Finalmente el monoteísmo
hizo desaparecer a las diosas, pero, no
se sabe si por descuido, quedaron algunos restos, como los indicados
del Pentateuco.
Hasta aquí los puntos
filosóficos e históricos en que se basa mi conocimiento místico de
los fundamentos religiosos.
Por otra
parte tenemos la
paradoja del gato de Schrödinger,
que dice básicamente que un gato encerrado en una caja sin
ventilación, junto a una botella de gas venenoso y una única
partícula radioactiva capaz de romper la botella, estará al mismo
tiempo vivo y muerto en tanto no se abra la caja y se compruebe, es
decir, mientras no haya un observador externo que lo vea.
Según parece la
física cuántica corrobora que, efectivamente,
una partícula puede estar en todos los estados y
posiciones posibles a
la vez hasta que un observador la mira; dado que
el universo se compone de partículas podemos
llegar a la conclusión de que
todas las partículas que lo forman están en todos los estados y
posiciones a la vez.
La primera conclusión a la
que todo esto me lleva es que el
tiempo, dimensión que se define a partir de las modificaciones de
los estados y posiciones de la materia, a
raíz de lo expuesto no podría existir
como tal dimensión, puesto que todos los instantes que lo forman
coexisten a la vez.
Todo ello
justificaría la creencia en un ser omnisciente, y por ende,
todopoderoso (al menos, en relación a nuestro universo).
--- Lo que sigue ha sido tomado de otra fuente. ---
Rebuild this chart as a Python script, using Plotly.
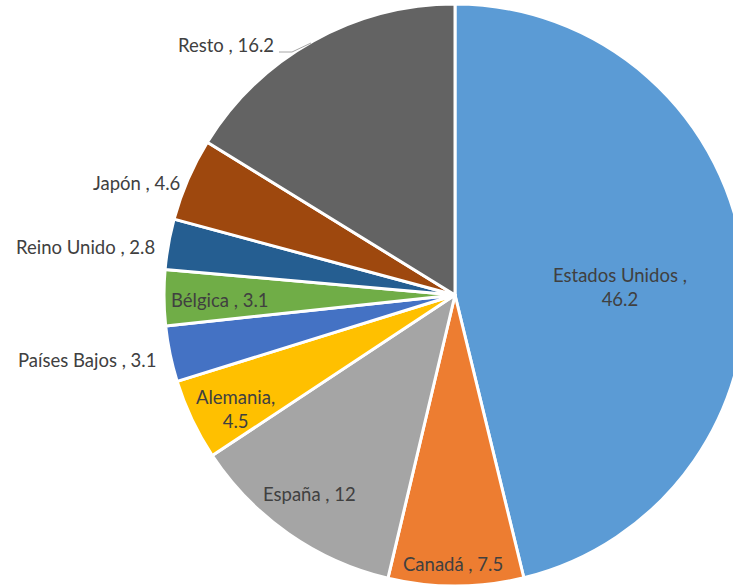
import plotly.graph_objects as go

labels = ["Estados Unidos", "Canadá", "España", "Alemania", "Países Bajos",
          "Bélgica", "Reino Unido", "Japón", "Resto"]
values = [46.2, 7.5, 12, 4.5, 3.1, 3.1, 2.8, 4.6, 16.2]
colors = ["#5B9BD5", "#ED7D31", "#A5A5A5", "#FFC000", "#4472C4",
          "#70AD47", "#255E91", "#9E480E", "#636363"]
# label text layout: separator between name and value
separators = [" ,<br>", " , ", " , ", ",<br>", " , ", " , ", " , ", " , ", " , "]

W, H = 760, 586
cx, cy, r = 455, 295, 291

def px(x):
    return x / W

def py(y):
    return 1 - y / H

# label anchor positions (pixels) and anchoring
label_pos = [
    (620, 287, "center"),
    (453, 564, "center"),
    (309, 494, "center"),
    (235, 409, "center"),
    (158, 360, "right"),
    (220, 300, "center"),
    (157, 247, "right"),
    (182, 183, "right"),
    (276, 45, "right"),
]

fig = go.Figure(go.Pie(
    labels=labels, values=values, sort=False, direction="clockwise", rotation=0,
    marker=dict(colors=colors, line=dict(color="white", width=3)),
    textinfo="none", hoverinfo="label+value", showlegend=False,
    domain=dict(x=[px(cx - r), px(cx + r)], y=[py(cy + r), py(cy - r)]),
))

font = dict(family="Lato, Carlito, Calibri, sans-serif", size=18.5, color="#404040")
for lab, val, sep, (x, y, anc) in zip(labels, values, separators, label_pos):
    fig.add_annotation(x=px(x), y=py(y), xref="paper", yref="paper",
                       text=f"{lab}{sep}{val:g}", showarrow=False,
                       xanchor=anc, yanchor="middle", align="center", font=font)

# leader line for Resto
fig.add_shape(type="path", xref="paper", yref="paper",
              path=f"M {px(279)},{py(52)} L {px(292)},{py(52)} L {px(311)},{py(43)}",
              line=dict(color="#A6A6A6", width=1))

fig.update_layout(width=W, height=H, margin=dict(l=0, r=0, t=0, b=0, pad=0),
                  paper_bgcolor="white", plot_bgcolor="white")

fig.write_html("out.html", config={"displayModeBar": False},
               post_script="document.body.style.margin='0';document.body.style.overflow='hidden';")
No obstante, dado que para
nosotros en cada instante cada objeto y onda sólo ocupan un lugar y
sólo están en una posición, podría inferirse que nosotros somos
los observadores de aquel universo que nos rodea. Pero he aquí que
también existe todo el universo que no podemos percibir con nuestros
sentidos, y sabemos que existe porque captamos e incluso sufrimos las
consecuencias de su existencia (por ejemplo, a través de la
detección de ondas gamma), lo cual nos lleva a su vez a deducir que
debe de haber un observador externo al universo, al cual
probablemente ni le va ni le viene el devenir de nuestra historia. Es
decir, que sólo la existencia de un ente al que podríamos llamar
“dios”, “fuerza creadora” o como se desee, explicaría esa
contradicción entre la teoría de Schrödinger y la constatación de
lugares y fenómenos que no vemos pero cuyos efectos sí percibimos.
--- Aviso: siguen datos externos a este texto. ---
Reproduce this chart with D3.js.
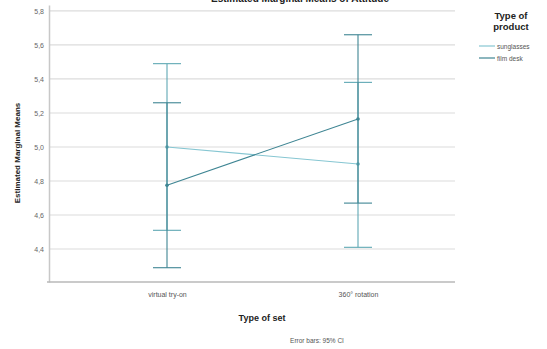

Por lo tanto, el gráfico de
antes quedaría completado, ahora sí, con el tercer concepto de
dios, aquel en el que creemos los deístas que no nos adscribimos a
ninguna religión, simbolizado en una circunferencia negra.
Esa
circunferencia, como decía, representa al que podríamos considerar
“dios verdadero”; la figura geométrica elegida simboliza la
perfección, infinitud y eternidad; ese
dios que al
individuo apenas le es posible intuir, tiene
una influencia
aparentemente
nula, pero influye decisivamente en todos
los individuos;
a la vez, comprende las
otras dos definiciones,
por más alejadas que
aquellas estén de ésta, y a la vez las otras dos
no logran acercarse
mucho a los
límites de ésta, por
más que en algunas características sí puedan coincidir.
En conclusión, a mi entender,
desde mi ignorancia y en base a todo lo anteriormente expuesto queda
probado que ha de existir al menos un ente capaz de percibir nuestro
universo a todos los niveles, al tiempo que existe ajeno al mismo, y
a quien, por tanto, parece poco probable que le interesen la
infinidad de nuestros nimios actos. No obstante, esto no significa
que sea radicalmente falso que ese ente exterior a este universo no
se haya podido manifestar a personas concretas en momentos puntuales,
como tampoco significa lo contrario, pero dudo que alguien tan ajeno
a nuestro universo y, sobre todo, tan independiente de él, ordenase
hacer matanzas u otras salvajadas, salvo que lo hiciera para poner a
prueba, bien nuestra capacidad de obediencia, bien nuestro
salvajismo.
En definitiva, mis
reflexiones, unidas a mi, como decía, amplia ignorancia en diversos
campos, me han conducido a una doble conclusión: por un lado, parece
razonable que exista al menos un ser, ente o como se le desee
definir, ajeno a este universo nuestro y no obstante capaz de tener
un conocimiento completo del mismo, así como de todos sus momentos y
sucesos, públicos o privados; y por otro lado, que la ciencia está
poco a poco demostrando experimentalmente la posibilidad de la
existencia de ese ser, existencia que ya ha demostrado teóricamente,
por más que los propios científicos no lo quieran ver.